For a supplier on a condo project, it delivered its goods on time and at the right place. However, when the payment never showed up, it could not file a mechanic’s lien against the owner because it was too far removed from the prime contract.

In another mechanic’s lien issue, an investor-owned utility tried to claim public status to avoid the lien statute. It also tried to claim private status to avoid culpability for the bond statute. Either way, it was liable for unpaid balances to its subcontractors.


OWNER NOT ENTITLED TO ADJUST UNIT PRICES ON QUANTITY OVERRUNS
A unit price adjustment on quantity overruns must happen before the completion of the project, rules a state supreme court.

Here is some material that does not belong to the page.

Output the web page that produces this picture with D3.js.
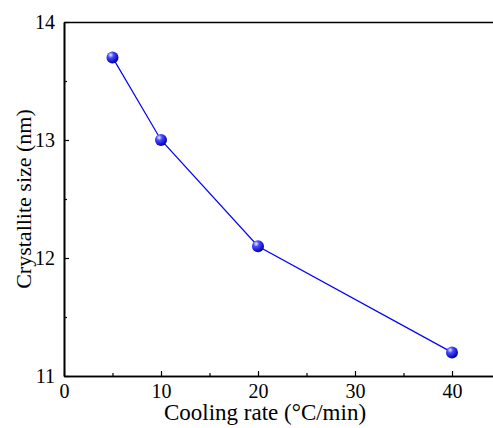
<!DOCTYPE html>
<html><head><meta charset="utf-8">
<script src="https://cdn.jsdelivr.net/npm/d3@7"></script>
<style>body{margin:0;background:#fff}svg{display:block}text{font-family:'Liberation Serif','Times New Roman',serif}</style>
</head><body>
<script>
const coolingRate = [5, 10, 20, 40];
const crystalliteSize = [13.7, 13.0, 12.1, 11.2];
const xTicks = [0, 10, 20, 30, 40];
const yTicks = [11, 12, 13, 14];

const W = 493, H = 428;
const m = {left: 64, top: 22, bottom: 52};
const x = d3.scaleLinear().domain([0, 45]).range([m.left, m.left + 436.5]);
const y = d3.scaleLinear().domain([11, 14]).range([H - m.bottom, m.top]);

const svg = d3.select("body").append("svg").attr("width", W).attr("height", H)
  .attr("font-family", "'Liberation Serif','Times New Roman',serif");
const defs = svg.append("defs");
const g = defs.append("radialGradient").attr("id", "ball").attr("cx", "35%").attr("cy", "30%").attr("r", "70%");
g.append("stop").attr("offset", "0%").attr("stop-color", "#eeeeff");
g.append("stop").attr("offset", "35%").attr("stop-color", "#4a4aff");
g.append("stop").attr("offset", "100%").attr("stop-color", "#0000b0");

const font = "'Liberation Serif','Times New Roman',serif";

const xAxis = d3.axisBottom(x).tickValues(xTicks).tickFormat(d3.format("d")).tickSize(-5).tickPadding(8).tickSizeOuter(0);
const xMinor = d3.axisBottom(x).tickValues([5, 15, 25, 35]).tickSize(-3).tickFormat("").tickSizeOuter(0);
const yAxis = d3.axisLeft(y).tickValues(yTicks).tickFormat(d3.format("d")).tickSize(-5).tickPadding(9).tickSizeOuter(0);
const yMinor = d3.axisLeft(y).tickValues([11.5, 12.5, 13.5]).tickSize(-3).tickFormat("").tickSizeOuter(0);
const xTop = d3.axisTop(x).tickValues([]).tickSizeOuter(0);

function style(sel) {
  sel.attr("font-family", font).attr("font-size", 20);
  sel.selectAll("path").attr("stroke", "#000").attr("stroke-width", 1.6);
  sel.selectAll("line").attr("stroke", "#000").attr("stroke-width", 1.2);
  sel.selectAll("text").attr("font-family", font).attr("font-size", 20).attr("fill", "#000");
}
svg.append("g").attr("transform", `translate(0,${y(11)})`).call(xMinor).call(style);
svg.append("g").attr("transform", `translate(0,${y(11)})`).call(xAxis).call(style);
svg.append("g").attr("transform", `translate(${x(0)},0)`).call(yMinor).call(style);
svg.append("g").attr("transform", `translate(${x(0)},0)`).call(yAxis).call(style);
svg.append("g").attr("transform", `translate(0,${y(14)})`).call(xTop).call(style);

const data = coolingRate.map((d, i) => ({x: d, y: crystalliteSize[i]}));
svg.append("path").datum(data)
  .attr("d", d3.line().x(d => x(d.x)).y(d => y(d.y)))
  .attr("fill", "none").attr("stroke", "#0000ff").attr("stroke-width", 1.2);
svg.selectAll("circle.pt").data(data).enter().append("circle")
  .attr("cx", d => x(d.x)).attr("cy", d => y(d.y)).attr("r", 6)
  .attr("fill", "url(#ball)");

svg.append("text").attr("x", 265).attr("y", 420).attr("text-anchor", "middle")
  .attr("font-family", font).attr("font-size", 23).attr("fill", "#000").text("Cooling rate (°C/min)");
svg.append("text").attr("transform", `translate(31,${(y(11)+y(14))/2}) rotate(-90)`)
  .attr("text-anchor", "middle").attr("font-family", font).attr("font-size", 22).attr("fill", "#000")
  .text("Crystallite size (nm)");
</script>
</body></html>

According to the terms of the contract, ex post facto change order requests cannot be honored.

SUPPLIER TO A SUPPLIER WAS TOO REMOTE FOR LIEN PROTECTION
A fourth-tier supplier to a condo project cannot seek lien protection for non-payment from a higher tiered supplier. The relationship is too remote.

INVESTOR-OWNED UTILITY SUBJECT TO PUBLIC WORKS PAYMENT BOND STATUTE
A state court tells a utility owner to decide whether it is public or private. It can’t have both in an attempt to avoid bond claims and mechanic’s liens.